Distinct Roles Of Histamine H1- And H2-receptor Signaling Pathways In Inflammation-associated Colonic Tumorigenesis
Inflammatory bowel disease (IBD) is a well-known risk factor for the development of colorectal cancer. Prior studies have demonstrated that microbial histamine can ameliorate intestinal inflammation in mice. We tested the hypothesis whether microbe-derived luminal histamine suppresses inflammation-associated colon cancer in Apcmin/+ mice. Mice were colonized with the human-derived Lactobacillus reuteri. Chronic inflammation was induced by repeated cycles of low-dose dextran sulfate sodium (DSS). Mice that were given histamine-producing L. reuteri via oral gavage developed fewer colonic tumors, despite the presence of a complex mouse gut microbiome. We further demonstrated that administration of a histamine H1-receptor (H1R) antagonist suppressed tumorigenesis, while administration of histamine H2-receptor (H2R) antagonist significantly increased both tumor number and size. The bimodal functions of histamine include protumorigenic effects through H1R and antitumorigenic effects via H2R, and these results were supported by gene expression profiling studies on tumor specimens of patients with colorectal cancer. Greater ratios of gene expression of H2R ( HRH2) vs. H1R ( HRH1) were correlated with improved overall survival outcomes in patients with colorectal cancer. Additionally, activation of H2R suppressed phosphorylation of mitogen-activated protein kinases (MAPKs) and inhibited chemokine gene expression induced by H1R activation in colorectal cancer cells. Moreover, the combination of a H1R antagonist and a H2R agonist yielded potent suppression of lipopolysaccharide-induced MAPK signaling in macrophages. Given the impact on intestinal epithelial and immune cells, simultaneous modulation of H1R and H2R signaling pathways may be a promising therapeutic target for the prevention and treatment of inflammation-associated colorectal cancer.

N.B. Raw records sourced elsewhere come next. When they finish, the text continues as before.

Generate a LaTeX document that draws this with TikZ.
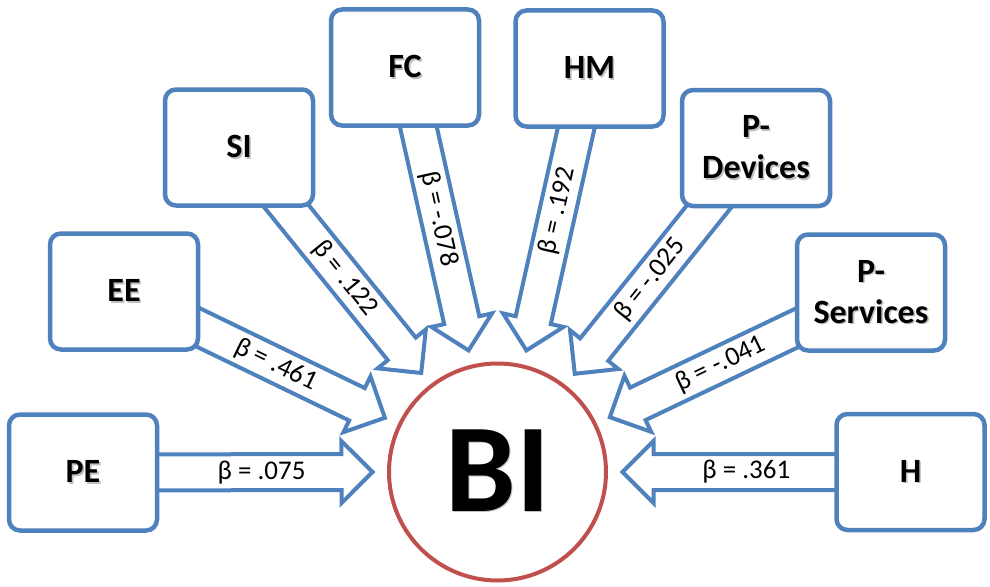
\documentclass[tikz,border=0pt]{standalone}
\usepackage{fontspec}
\setmainfont{Carlito}
\usetikzlibrary{calc}
\definecolor{boxblue}{HTML}{4F81BD}
\definecolor{ringred}{HTML}{C0504D}
\pgfdeclarelayer{arrows}
\pgfsetlayers{arrows,main}

% bold label with a soft grey drop shadow
\newcommand\shadowed[1]{\leavevmode\rlap{\kern1.6pt\raisebox{-1.6pt}{\textcolor{black!25}{#1}}}#1}

% block arrow geometry
\def\shaftw{18pt}
\def\headw{31pt}
\def\headl{31pt}

% block arrow from the centre of node #1 to the tip coordinate #2
\newcommand\blockarrow[2]{%
  \coordinate (#1-hb) at ($(#2)!\headl!(#1)$);
  \draw[arrowbody]
    ($(#1)!\shaftw!90:(#2)$) -- ($(#1-hb)!\shaftw!90:(#2)$)
    -- ($(#1-hb)!\headw!90:(#2)$) -- (#2)
    -- ($(#1-hb)!\headw!-90:(#2)$) -- ($(#1-hb)!\shaftw!-90:(#2)$)
    -- ($(#1)!\shaftw!-90:(#2)$) -- cycle;
}

\tikzset{
  factor/.style={draw=boxblue, line width=4.5pt, fill=white, rounded corners=11pt,
    minimum width=148pt, minimum height=116pt, align=center, inner sep=0pt,
    font=\fontsize{34}{41}\selectfont\bfseries},
  target/.style={circle, draw=ringred, line width=4pt, fill=white,
    minimum size=217pt, inner sep=0pt, font=\fontsize{126}{126}\selectfont\bfseries},
  arrowbody/.style={draw=boxblue, fill=white, line width=4pt, line join=miter},
  betalabel/.style={sloped, inner sep=0pt, font=\fontsize{27}{27}\selectfont}
}

\begin{document}
\begin{tikzpicture}[x=1pt, y=-1pt]
\useasboundingbox (0,0) rectangle (990,586);

% outcome
\node[target] (BI) at (497.5,472) {\raisebox{3pt}{\shadowed{BI}}};

% predictors
\node[factor] (PE)    at (83,472.5)  {\shadowed{PE}};
\node[factor] (EE)    at (124,291.5) {\shadowed{EE}};
\node[factor] (SI)    at (239,147.5) {\shadowed{SI}};
\node[factor] (FC)    at (405,67.5)  {\shadowed{FC}};
\node[factor] (HM)    at (589.5,68.5) {\shadowed{HM}};
\node[factor] (PDev)  at (756,148)   {\shadowed{P-}\\\shadowed{Devices}};
\node[factor] (PServ) at (871,292.5) {\shadowed{P-}\\\shadowed{Services}};
\node[factor] (H)     at (910.5,472) {\shadowed{H}};

% arrow tips on a ring round the outcome
\coordinate (tPE)    at ($(BI)+(180:125pt)$);
\coordinate (tEE)    at ($(BI)+(154.3:125pt)$);
\coordinate (tSI)    at ($(BI)+(127.6:125pt)$);
\coordinate (tFC)    at ($(BI)+(103.4:125pt)$);
\coordinate (tHM)    at ($(BI)+(76.6:125pt)$);
\coordinate (tPDev)  at ($(BI)+(51.8:125pt)$);
\coordinate (tPServ) at ($(BI)+(26:125pt)$);
\coordinate (tH)     at ($(BI)+(0:125pt)$);

\begin{pgfonlayer}{arrows}
\blockarrow{PE}{tPE}
\blockarrow{EE}{tEE}
\blockarrow{SI}{tSI}
\blockarrow{FC}{tFC}
\blockarrow{HM}{tHM}
\blockarrow{PDev}{tPDev}
\blockarrow{PServ}{tPServ}
\blockarrow{H}{tH}
\end{pgfonlayer}

% path coefficients
\path (PE) -- (tPE)       node[betalabel, pos=0.48] (lPE) {β = .075};
\path (EE) -- (tEE)       node[betalabel, pos=0.41] (lEE) {β = .461};
\path (SI) -- (tSI)       node[betalabel, pos=0.43] (lSI) {β = .122};
\path (FC) -- (tFC)       node[betalabel, pos=0.41] (lFC) {β = -.078};
\path (HM) -- (tHM)       node[betalabel, pos=0.37] (lHM) {β = .192};
\path (PDev) -- (tPDev)   node[betalabel, pos=0.43] (lPDev) {β = -.025};
\path (PServ) -- (tPServ) node[betalabel, pos=0.40] (lPServ) {β = -.041};
\path (H) -- (tH)         node[betalabel, pos=0.415] (lH) {β = .361};
\end{tikzpicture}
\end{document}
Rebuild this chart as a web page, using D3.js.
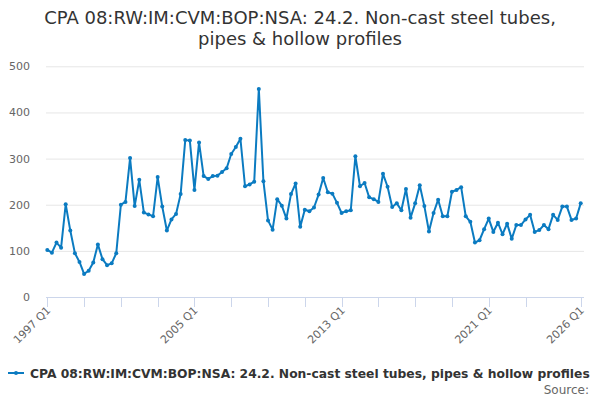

NEW & NOTEWORTHY Histamine-producing Lactobacillus reuteri can suppress development of inflammation-associated colon cancer in an established mouse model. The net effects of histamine may depend on the relative activity of H1R and H2R signaling pathways in the intestinal mucosa. Our findings suggest that treatment with H1R or H2R antagonists could yield opposite effects. However, by harnessing the ability to block H1R signaling while stimulating H2R signaling, novel strategies for suppression of intestinal inflammation and colorectal neoplasia could be developed.